Ни одну из появившихся теорий, касающихся «есть» и бытия, нельзя назвать правильной, потому что все они односторонни. Но почему они таковы? Потому что не видят и не берут в расчет всего многообразия значений связки «есть». Но тогда истинную теорию можно получить путем взаимосвязи всех появившихся интерпретаций и благодаря компромиссу? Нет, на самом деле все не так просто. Речь идет не о том, чтобы увидеть, что все эти значения (что-бытие, что-бытие и бытие-истинным) заключены и могут заключаться в «есть»: дело в том, чтобы понять, что все они должны — причем нерасчлененно и нераздельно — заключаться в этом «есть», а также увидеть, почему так должно быть. Необходимо понять эту своеобразную неопределенность и универсальность слова «есть» как исходное и первичное существо связки или того, что внешним образом обозначается как связка. Следовательно, картина совсем не такова, будто сначала слово «есть» обозначает лишь copulatio (соединение слов), а потом по порядку сюда присоединяются и другие значения: наоборот, исходным и первым является и постоянно остается полное нераздельное многообразие, из которого затем время от времени, в определенных случаях и речевых установках, выделяется лишь какое-то одно — или преобладающее — значение.

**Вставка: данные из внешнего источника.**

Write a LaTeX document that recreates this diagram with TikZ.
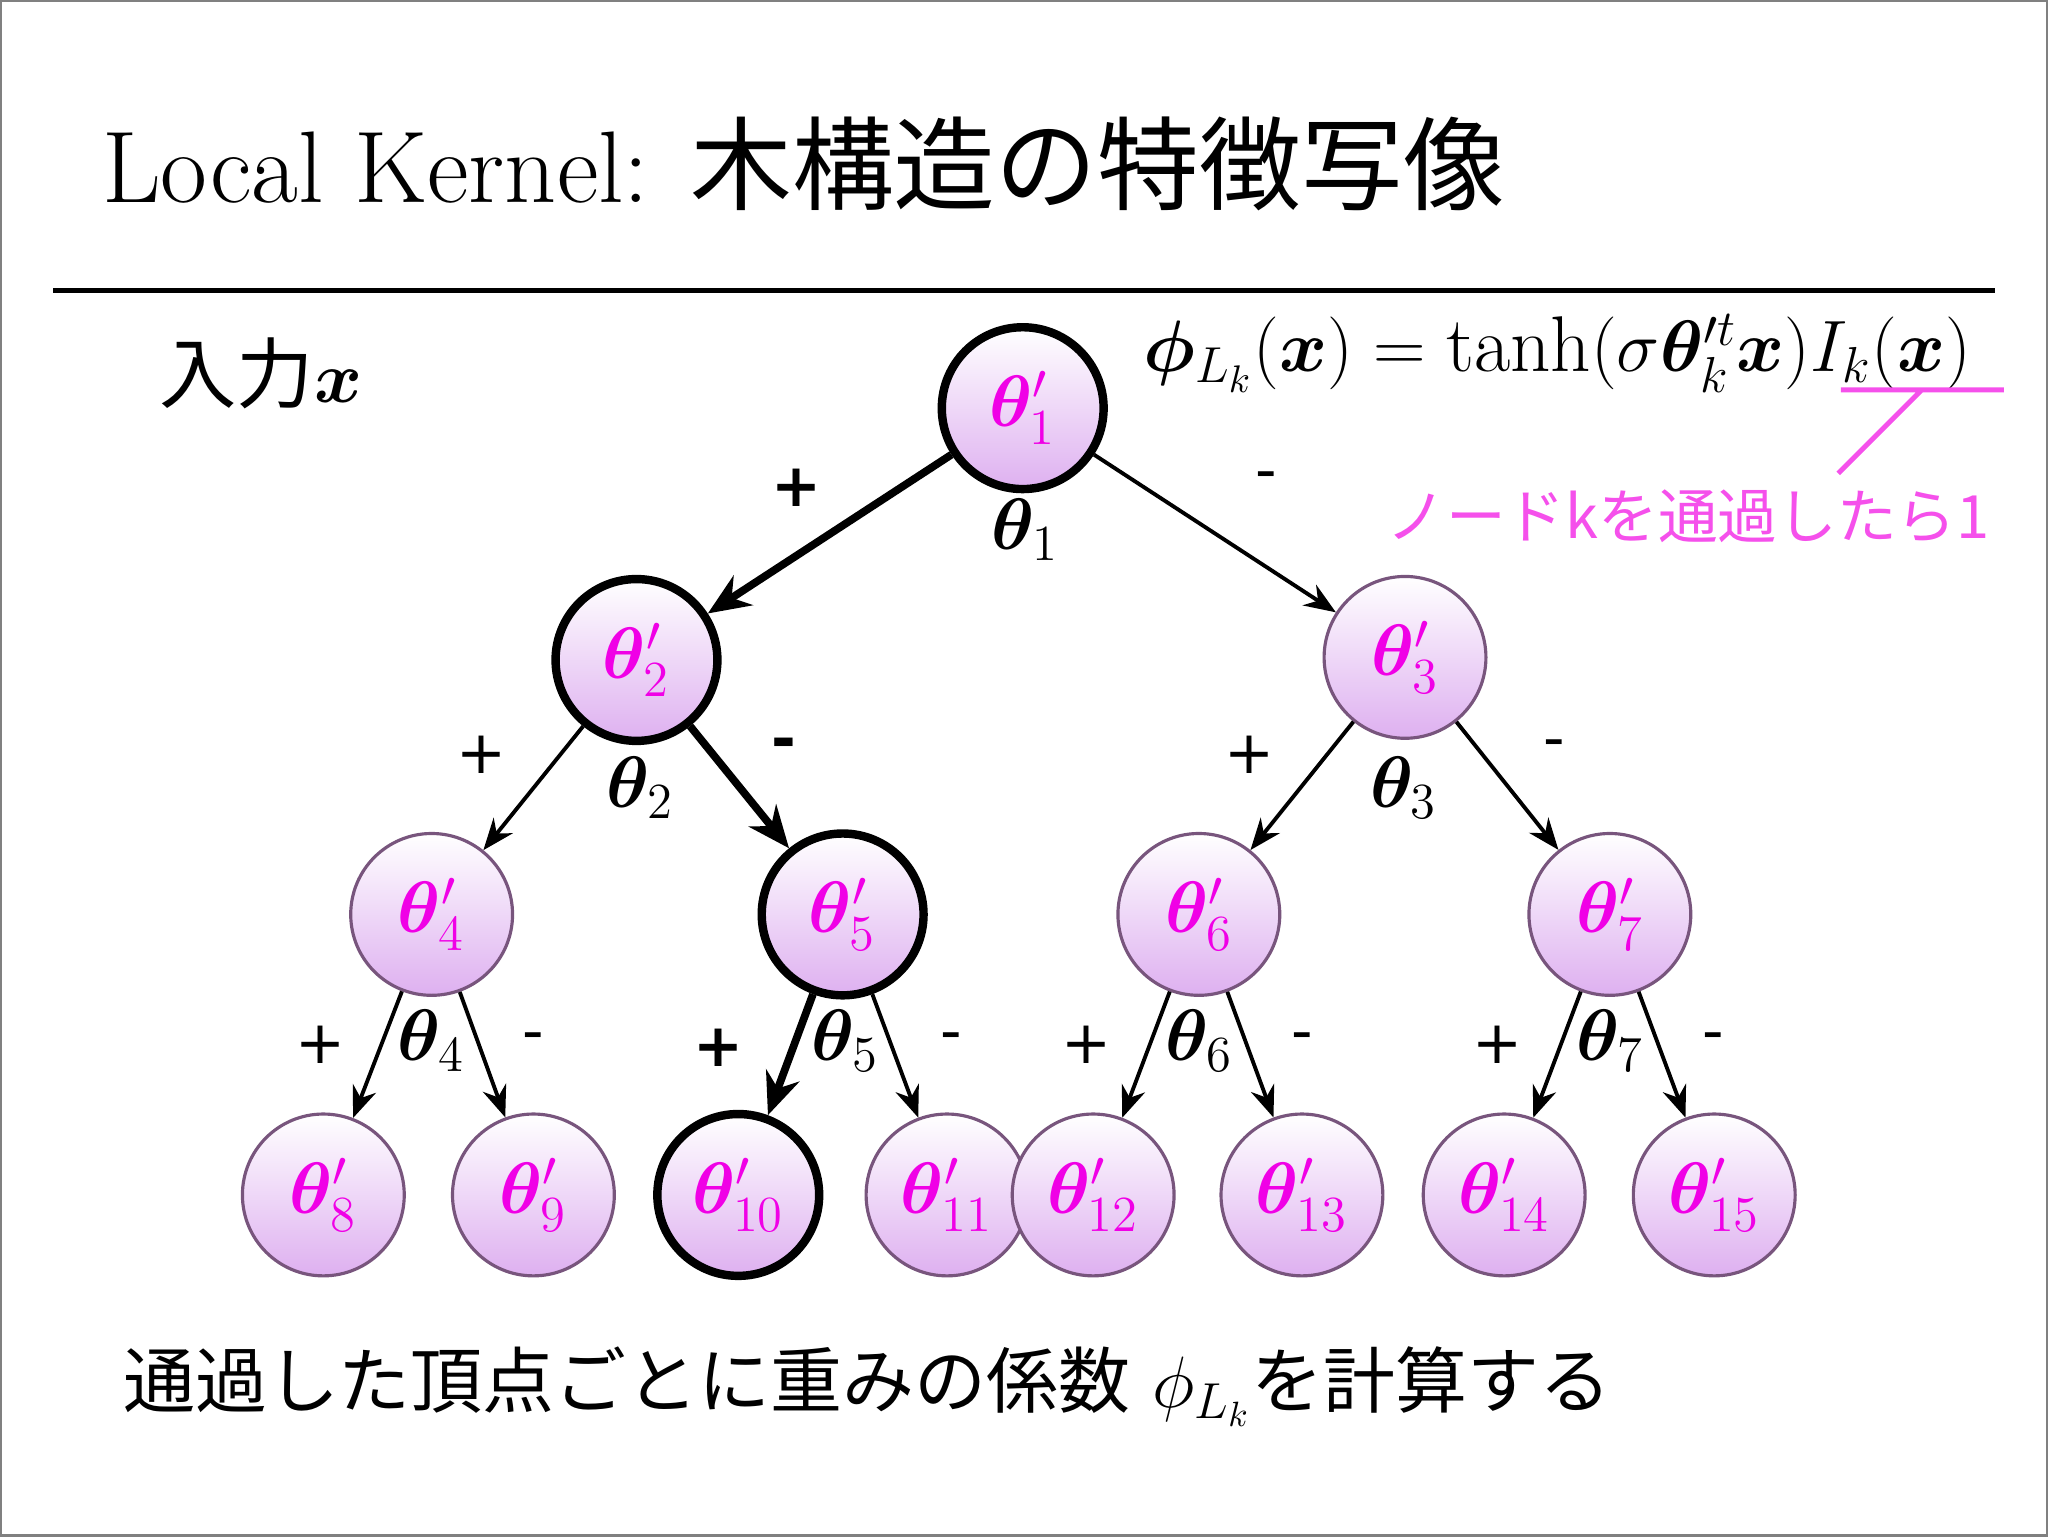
\documentclass[tikz,border=0pt]{standalone}
\usepackage{amsmath,bm}
\usepackage{fontspec}
\newfontfamily\jp{Noto Sans CJK JP}
\newfontfamily\pmf{DejaVu Sans}
\usetikzlibrary{arrows.meta}
\definecolor{mag}{RGB}{240,0,230}
\definecolor{pinkl}{RGB}{245,80,235}
\definecolor{lav}{RGB}{222,176,240}
\definecolor{brd}{RGB}{120,85,125}
\tikzset{
 tn/.style={circle,minimum size=1.62cm,inner sep=0pt,top color=white,bottom color=lav,draw=brd,line width=0.9pt,text=mag,font=\fontsize{22}{26}\selectfont},
 tnb/.style={tn,draw=black,line width=2.4pt},
 ar/.style={-{Stealth[length=9pt,width=7pt]},line width=1.1pt},
 arb/.style={-{Stealth[length=12pt,width=10pt]},line width=2.2pt},
 lb/.style={font=\fontsize{22}{26}\selectfont},
 pm/.style={font=\pmf\fontsize{17}{20}\selectfont},
}
\begin{document}
\begin{tikzpicture}[x=0.01306cm,y=-0.01306cm]
\draw[gray,line width=0.6pt] (0,0) rectangle (1568,1176);
\useasboundingbox (0,0) rectangle (1568,1176);
\node[anchor=west,font=\fontsize{29}{34}\selectfont] (title) at (68,125) {Local Kernel: {\jp 木構造の特徴写像}};
\draw[line width=1.5pt] (40,222) -- (1528,222);
\node[anchor=west,font=\fontsize{22}{26}\selectfont] (inp) at (112,285) {{\jp 入力}$\bm{x}$};
\node[anchor=west,font=\fontsize{22.5}{26}\selectfont] (form) at (866,270) {$\bm{\phi}_{L_k}(\bm{x})=\tanh(\sigma\bm{\theta}'^{t}_{k}\bm{x})I_k(\bm{x})$};
\coordinate (u1) at (1410,298); \coordinate (u2) at (1535,298);
\coordinate (d1) at (1472,298); \coordinate (d2) at (1408,362);
\draw[pinkl,line width=1.4pt] (u1)--(u2) (d1)--(d2);
\node[text=pinkl,font=\jp\fontsize{17}{20}\selectfont] (ann) at (1293,395) {ノードkを通過したら1};
\node[tnb] (n1) at (783,312) {$\bm{\theta}'_1$};
\node[tnb] (n2) at (487,505) {$\bm{\theta}'_2$};
\node[tn] (n3) at (1076,503) {$\bm{\theta}'_3$};
\node[tn] (n4) at (330,700) {$\bm{\theta}'_4$};
\node[tnb] (n5) at (645,700) {$\bm{\theta}'_5$};
\node[tn] (n6) at (918,700) {$\bm{\theta}'_6$};
\node[tn] (n7) at (1233,700) {$\bm{\theta}'_7$};
\node[tn] (n8) at (247,915) {$\bm{\theta}'_8$};
\node[tn] (n9) at (408,915) {$\bm{\theta}'_9$};
\node[tnb] (n10) at (565,915) {$\bm{\theta}'_{10}$};
\node[tn] (n11) at (725,915) {$\bm{\theta}'_{11}$};
\node[tn] (n12) at (837,915) {$\bm{\theta}'_{12}$};
\node[tn] (n13) at (997,915) {$\bm{\theta}'_{13}$};
\node[tn] (n14) at (1152,915) {$\bm{\theta}'_{14}$};
\node[tn] (n15) at (1313,915) {$\bm{\theta}'_{15}$};
\draw[arb] (n1)--(n2); \draw[ar] (n1)--(n3);
\draw[ar] (n2)--(n4); \draw[arb] (n2)--(n5);
\draw[ar] (n3)--(n6); \draw[ar] (n3)--(n7);
\draw[ar] (n4)--(n8); \draw[ar] (n4)--(n9);
\draw[arb] (n5)--(n10); \draw[ar] (n5)--(n11);
\draw[ar] (n6)--(n12); \draw[ar] (n6)--(n13);
\draw[ar] (n7)--(n14); \draw[ar] (n7)--(n15);
\node[pm] (p1) at (610,373) {\bfseries +}; \node[pm] (m1) at (970,368) {-}; \node[lb] (t1) at (785,405) {$\bm{\theta}_1$};
\node[pm] (p2) at (368,578) {+}; \node[pm] (m2) at (600,573) {\bfseries -}; \node[lb] (t2) at (490,603) {$\bm{\theta}_2$};
\node[pm] (p3) at (957,578) {+}; \node[pm] (m3) at (1190,573) {-}; \node[lb] (t3) at (1075,603) {$\bm{\theta}_3$};
\node[pm] (p4) at (245,800) {+}; \node[pm] (m4) at (408,798) {-}; \node[lb] (t4) at (330,797) {$\bm{\theta}_4$};
\node[pm] (p5) at (550,802) {\bfseries +}; \node[pm] (m5) at (728,798) {-}; \node[lb] (t5) at (647,797) {$\bm{\theta}_5$};
\node[pm] (p6) at (832,800) {+}; \node[pm] (m6) at (997,798) {-}; \node[lb] (t6) at (918,797) {$\bm{\theta}_6$};
\node[pm] (p7) at (1147,800) {+}; \node[pm] (m7) at (1312,798) {-}; \node[lb] (t7) at (1233,797) {$\bm{\theta}_7$};
\node[anchor=west,font=\fontsize{20.5}{25}\selectfont] (bot) at (84,1062) {{\jp 通過した頂点ごとに重みの係数} $\phi_{L_k}${\jp を計算する}};
\end{tikzpicture}
\end{document}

Исходное, но нерасчлененное, неочерченное в своей множественности многообразие того, что бытие уже обозначает с самого начала, в том или ином случае — через ограничение — превращается в определенное значение, в результате чего, однако, уже — помимо прочего — уловленная целостность многообразия не устраняется, но как раз со-полагается. Что касается формирования понятия бытия, то оно дает о себе знать в одном или нескольких таких значениях. По отношению к изначальному целому упомянутое ограничение — это всегда нечто последующее. Теперь всю важность осмысления многообразной природы связки мы можем и имеем право уяснить в определенном направлении — в направлении, сразу же возвращающем нас к ведущей проблеме, которую мы иногда оставляли.